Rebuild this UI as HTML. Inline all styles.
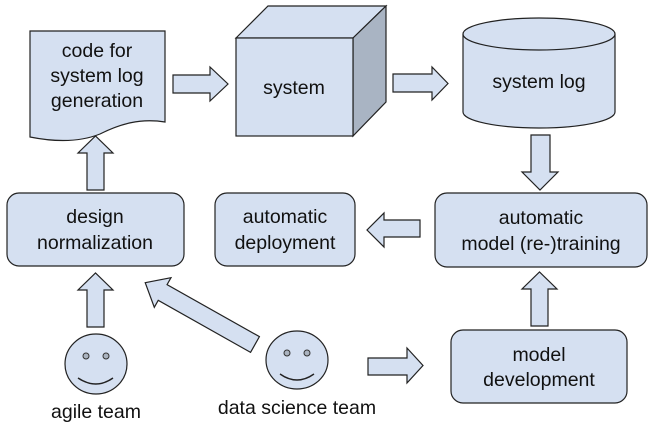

...

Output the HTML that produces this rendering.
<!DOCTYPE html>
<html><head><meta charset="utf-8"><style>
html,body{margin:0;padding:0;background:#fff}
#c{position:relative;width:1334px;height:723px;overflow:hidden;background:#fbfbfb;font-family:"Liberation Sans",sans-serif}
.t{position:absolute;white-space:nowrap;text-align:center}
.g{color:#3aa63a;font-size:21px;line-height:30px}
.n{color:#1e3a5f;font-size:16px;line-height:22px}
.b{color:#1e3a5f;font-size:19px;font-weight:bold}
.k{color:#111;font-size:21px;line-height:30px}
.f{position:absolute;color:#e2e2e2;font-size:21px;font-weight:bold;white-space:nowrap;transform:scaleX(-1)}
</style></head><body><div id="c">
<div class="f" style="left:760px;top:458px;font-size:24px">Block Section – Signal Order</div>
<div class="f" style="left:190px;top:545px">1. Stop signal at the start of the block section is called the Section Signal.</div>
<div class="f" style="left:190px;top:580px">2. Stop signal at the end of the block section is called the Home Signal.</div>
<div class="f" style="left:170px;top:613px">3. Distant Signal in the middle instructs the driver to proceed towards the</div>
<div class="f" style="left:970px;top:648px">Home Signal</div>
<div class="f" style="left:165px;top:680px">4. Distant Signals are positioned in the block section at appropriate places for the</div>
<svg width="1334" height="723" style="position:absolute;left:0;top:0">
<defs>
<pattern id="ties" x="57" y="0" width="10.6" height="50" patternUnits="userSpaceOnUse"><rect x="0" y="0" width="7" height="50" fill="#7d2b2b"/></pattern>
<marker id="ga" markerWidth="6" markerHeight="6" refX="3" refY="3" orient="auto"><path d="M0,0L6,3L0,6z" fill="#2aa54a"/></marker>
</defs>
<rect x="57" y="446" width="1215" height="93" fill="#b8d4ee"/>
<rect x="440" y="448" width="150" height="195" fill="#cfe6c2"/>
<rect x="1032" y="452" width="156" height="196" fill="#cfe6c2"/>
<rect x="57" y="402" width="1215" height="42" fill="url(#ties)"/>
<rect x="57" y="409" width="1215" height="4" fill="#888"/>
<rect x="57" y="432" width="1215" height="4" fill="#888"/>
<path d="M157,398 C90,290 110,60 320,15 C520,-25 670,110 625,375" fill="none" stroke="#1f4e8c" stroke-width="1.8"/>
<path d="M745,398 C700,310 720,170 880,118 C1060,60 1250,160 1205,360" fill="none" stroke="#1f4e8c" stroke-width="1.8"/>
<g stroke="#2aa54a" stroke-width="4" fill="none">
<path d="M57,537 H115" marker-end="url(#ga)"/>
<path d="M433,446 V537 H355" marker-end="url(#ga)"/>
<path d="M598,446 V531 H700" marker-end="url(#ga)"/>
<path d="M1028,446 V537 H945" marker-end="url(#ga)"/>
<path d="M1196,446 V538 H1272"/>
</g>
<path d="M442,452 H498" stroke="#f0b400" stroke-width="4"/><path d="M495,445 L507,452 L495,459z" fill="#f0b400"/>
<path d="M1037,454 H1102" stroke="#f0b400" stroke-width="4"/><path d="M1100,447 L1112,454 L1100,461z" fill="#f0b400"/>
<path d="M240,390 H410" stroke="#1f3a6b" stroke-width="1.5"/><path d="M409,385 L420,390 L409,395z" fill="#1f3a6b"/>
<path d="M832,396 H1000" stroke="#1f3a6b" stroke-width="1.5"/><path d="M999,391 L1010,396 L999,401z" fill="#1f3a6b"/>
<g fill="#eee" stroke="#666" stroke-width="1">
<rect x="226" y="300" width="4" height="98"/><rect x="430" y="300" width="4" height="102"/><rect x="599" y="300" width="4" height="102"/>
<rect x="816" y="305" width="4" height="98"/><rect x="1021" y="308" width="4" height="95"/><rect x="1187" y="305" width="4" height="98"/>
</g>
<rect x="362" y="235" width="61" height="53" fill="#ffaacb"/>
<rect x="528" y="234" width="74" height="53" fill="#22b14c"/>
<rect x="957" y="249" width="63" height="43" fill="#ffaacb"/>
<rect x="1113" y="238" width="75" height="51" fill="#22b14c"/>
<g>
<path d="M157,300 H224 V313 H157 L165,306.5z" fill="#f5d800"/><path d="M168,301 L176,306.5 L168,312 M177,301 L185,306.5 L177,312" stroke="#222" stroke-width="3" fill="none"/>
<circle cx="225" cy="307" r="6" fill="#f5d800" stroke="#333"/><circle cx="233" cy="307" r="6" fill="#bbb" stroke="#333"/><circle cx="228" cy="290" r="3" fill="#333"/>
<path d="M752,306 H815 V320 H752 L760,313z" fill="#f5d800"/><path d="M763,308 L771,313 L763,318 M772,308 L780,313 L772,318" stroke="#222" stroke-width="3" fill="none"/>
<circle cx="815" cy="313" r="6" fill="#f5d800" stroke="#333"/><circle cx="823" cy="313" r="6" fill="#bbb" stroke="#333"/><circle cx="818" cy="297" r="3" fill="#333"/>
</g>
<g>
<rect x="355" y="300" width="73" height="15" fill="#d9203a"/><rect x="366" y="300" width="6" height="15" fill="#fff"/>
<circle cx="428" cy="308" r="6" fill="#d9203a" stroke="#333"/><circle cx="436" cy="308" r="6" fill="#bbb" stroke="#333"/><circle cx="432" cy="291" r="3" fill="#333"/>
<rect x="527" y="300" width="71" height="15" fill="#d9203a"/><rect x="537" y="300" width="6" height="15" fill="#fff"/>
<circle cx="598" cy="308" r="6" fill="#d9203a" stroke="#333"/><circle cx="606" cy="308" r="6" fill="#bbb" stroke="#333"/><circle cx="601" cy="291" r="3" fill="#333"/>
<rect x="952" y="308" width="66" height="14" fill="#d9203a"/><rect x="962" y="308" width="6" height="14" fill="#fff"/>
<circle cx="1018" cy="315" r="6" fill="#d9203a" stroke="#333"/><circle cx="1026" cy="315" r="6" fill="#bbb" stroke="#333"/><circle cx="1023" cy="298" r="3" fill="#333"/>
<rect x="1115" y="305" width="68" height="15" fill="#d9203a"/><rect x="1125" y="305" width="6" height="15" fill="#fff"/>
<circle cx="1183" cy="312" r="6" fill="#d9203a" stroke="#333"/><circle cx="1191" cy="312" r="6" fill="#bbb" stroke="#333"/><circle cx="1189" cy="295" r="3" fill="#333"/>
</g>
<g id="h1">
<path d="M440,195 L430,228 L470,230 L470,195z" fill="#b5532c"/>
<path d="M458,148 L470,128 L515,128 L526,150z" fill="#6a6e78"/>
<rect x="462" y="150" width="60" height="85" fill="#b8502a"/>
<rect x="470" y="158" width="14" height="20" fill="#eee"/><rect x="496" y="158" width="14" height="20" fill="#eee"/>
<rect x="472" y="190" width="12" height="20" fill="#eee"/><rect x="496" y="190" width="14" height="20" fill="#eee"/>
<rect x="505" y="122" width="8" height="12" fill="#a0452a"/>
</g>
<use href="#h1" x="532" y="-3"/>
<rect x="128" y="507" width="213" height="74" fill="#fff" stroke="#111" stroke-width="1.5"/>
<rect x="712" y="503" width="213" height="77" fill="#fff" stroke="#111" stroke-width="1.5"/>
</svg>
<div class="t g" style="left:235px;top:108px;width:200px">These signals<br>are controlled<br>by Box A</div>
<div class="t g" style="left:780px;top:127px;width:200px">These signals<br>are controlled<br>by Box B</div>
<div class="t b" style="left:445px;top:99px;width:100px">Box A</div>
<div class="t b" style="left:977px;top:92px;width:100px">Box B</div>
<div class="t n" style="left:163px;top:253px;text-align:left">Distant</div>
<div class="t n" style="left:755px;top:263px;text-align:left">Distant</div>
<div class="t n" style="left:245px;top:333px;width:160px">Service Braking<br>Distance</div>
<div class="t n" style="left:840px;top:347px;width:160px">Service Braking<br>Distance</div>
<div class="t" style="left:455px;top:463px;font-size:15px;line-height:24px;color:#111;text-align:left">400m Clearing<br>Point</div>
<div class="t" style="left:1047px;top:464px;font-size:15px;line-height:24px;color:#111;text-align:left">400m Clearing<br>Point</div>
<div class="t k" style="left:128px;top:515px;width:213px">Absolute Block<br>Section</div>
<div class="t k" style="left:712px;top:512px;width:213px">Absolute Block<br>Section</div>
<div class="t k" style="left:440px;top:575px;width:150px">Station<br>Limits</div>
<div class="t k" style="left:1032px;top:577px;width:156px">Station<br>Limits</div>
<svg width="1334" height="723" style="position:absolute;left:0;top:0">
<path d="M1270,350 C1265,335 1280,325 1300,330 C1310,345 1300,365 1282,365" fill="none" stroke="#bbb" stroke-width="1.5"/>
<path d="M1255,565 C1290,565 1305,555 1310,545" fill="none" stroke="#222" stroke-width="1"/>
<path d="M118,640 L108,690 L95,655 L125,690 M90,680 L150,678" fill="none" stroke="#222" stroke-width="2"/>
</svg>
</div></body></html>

==

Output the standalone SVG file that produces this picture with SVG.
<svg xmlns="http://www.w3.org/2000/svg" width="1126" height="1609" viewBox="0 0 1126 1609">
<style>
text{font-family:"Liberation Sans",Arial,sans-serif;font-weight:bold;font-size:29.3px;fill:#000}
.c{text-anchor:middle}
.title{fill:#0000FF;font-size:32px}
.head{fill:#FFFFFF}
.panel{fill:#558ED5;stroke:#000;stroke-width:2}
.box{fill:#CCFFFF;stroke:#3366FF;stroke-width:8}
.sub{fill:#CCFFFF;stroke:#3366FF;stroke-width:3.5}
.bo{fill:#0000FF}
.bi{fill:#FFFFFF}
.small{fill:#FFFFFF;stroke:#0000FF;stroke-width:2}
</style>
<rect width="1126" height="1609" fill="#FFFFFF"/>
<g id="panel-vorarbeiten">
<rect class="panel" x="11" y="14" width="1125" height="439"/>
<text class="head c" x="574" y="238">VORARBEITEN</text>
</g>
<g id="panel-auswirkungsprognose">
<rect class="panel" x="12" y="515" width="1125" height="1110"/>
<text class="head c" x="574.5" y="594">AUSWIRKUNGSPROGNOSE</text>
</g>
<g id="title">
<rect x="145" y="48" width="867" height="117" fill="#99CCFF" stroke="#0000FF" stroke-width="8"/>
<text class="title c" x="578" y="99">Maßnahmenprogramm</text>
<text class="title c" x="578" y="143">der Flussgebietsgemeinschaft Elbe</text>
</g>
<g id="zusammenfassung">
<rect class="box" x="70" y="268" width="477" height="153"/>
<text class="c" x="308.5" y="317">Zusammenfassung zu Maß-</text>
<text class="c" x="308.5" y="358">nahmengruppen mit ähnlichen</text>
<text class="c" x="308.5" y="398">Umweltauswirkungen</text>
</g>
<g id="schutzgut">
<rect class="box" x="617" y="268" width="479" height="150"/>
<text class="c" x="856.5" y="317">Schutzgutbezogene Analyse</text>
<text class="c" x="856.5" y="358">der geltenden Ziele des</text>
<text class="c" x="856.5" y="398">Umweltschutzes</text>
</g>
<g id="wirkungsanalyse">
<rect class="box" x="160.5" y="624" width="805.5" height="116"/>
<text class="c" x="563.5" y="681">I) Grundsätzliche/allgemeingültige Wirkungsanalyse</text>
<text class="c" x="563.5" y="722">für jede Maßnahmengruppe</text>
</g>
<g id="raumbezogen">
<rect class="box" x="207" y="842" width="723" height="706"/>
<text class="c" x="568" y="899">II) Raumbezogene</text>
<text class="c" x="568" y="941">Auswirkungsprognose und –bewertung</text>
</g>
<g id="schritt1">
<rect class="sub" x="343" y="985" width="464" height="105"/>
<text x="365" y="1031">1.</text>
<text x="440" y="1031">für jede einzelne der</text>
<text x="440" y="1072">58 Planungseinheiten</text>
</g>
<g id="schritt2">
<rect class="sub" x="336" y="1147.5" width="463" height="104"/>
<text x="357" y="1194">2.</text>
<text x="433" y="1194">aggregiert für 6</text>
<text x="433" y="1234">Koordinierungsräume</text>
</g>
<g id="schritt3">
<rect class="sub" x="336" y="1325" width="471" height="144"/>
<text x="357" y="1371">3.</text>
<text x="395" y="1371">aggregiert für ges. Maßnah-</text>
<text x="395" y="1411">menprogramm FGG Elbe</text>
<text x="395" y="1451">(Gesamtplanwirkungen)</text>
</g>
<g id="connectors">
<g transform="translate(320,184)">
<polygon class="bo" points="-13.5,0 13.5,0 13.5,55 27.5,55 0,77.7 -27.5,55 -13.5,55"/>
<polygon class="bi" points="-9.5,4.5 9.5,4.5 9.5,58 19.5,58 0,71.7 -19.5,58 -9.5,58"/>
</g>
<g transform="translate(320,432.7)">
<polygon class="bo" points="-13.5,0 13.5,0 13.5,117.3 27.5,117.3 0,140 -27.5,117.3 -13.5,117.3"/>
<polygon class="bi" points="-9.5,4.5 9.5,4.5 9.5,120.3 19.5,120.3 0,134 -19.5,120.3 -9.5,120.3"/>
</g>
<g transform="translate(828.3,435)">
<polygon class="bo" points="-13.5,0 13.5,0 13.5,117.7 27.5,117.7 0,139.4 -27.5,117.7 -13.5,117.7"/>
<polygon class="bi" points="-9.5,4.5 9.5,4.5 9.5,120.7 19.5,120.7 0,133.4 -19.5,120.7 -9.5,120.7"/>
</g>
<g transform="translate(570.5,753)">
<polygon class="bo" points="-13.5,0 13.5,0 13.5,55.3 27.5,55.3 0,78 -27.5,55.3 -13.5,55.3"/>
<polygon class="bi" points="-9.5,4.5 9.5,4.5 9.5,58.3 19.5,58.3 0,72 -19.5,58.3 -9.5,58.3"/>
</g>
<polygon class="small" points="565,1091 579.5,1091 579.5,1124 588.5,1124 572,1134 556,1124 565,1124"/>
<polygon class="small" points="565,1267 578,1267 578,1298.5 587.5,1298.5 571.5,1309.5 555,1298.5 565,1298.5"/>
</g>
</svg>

§ **Task description**
For each line of the entries that includes "Output", show that line.

§ **Task answer**
Output the HTML that produces this rendering.
Output the standalone SVG file that produces this picture with SVG.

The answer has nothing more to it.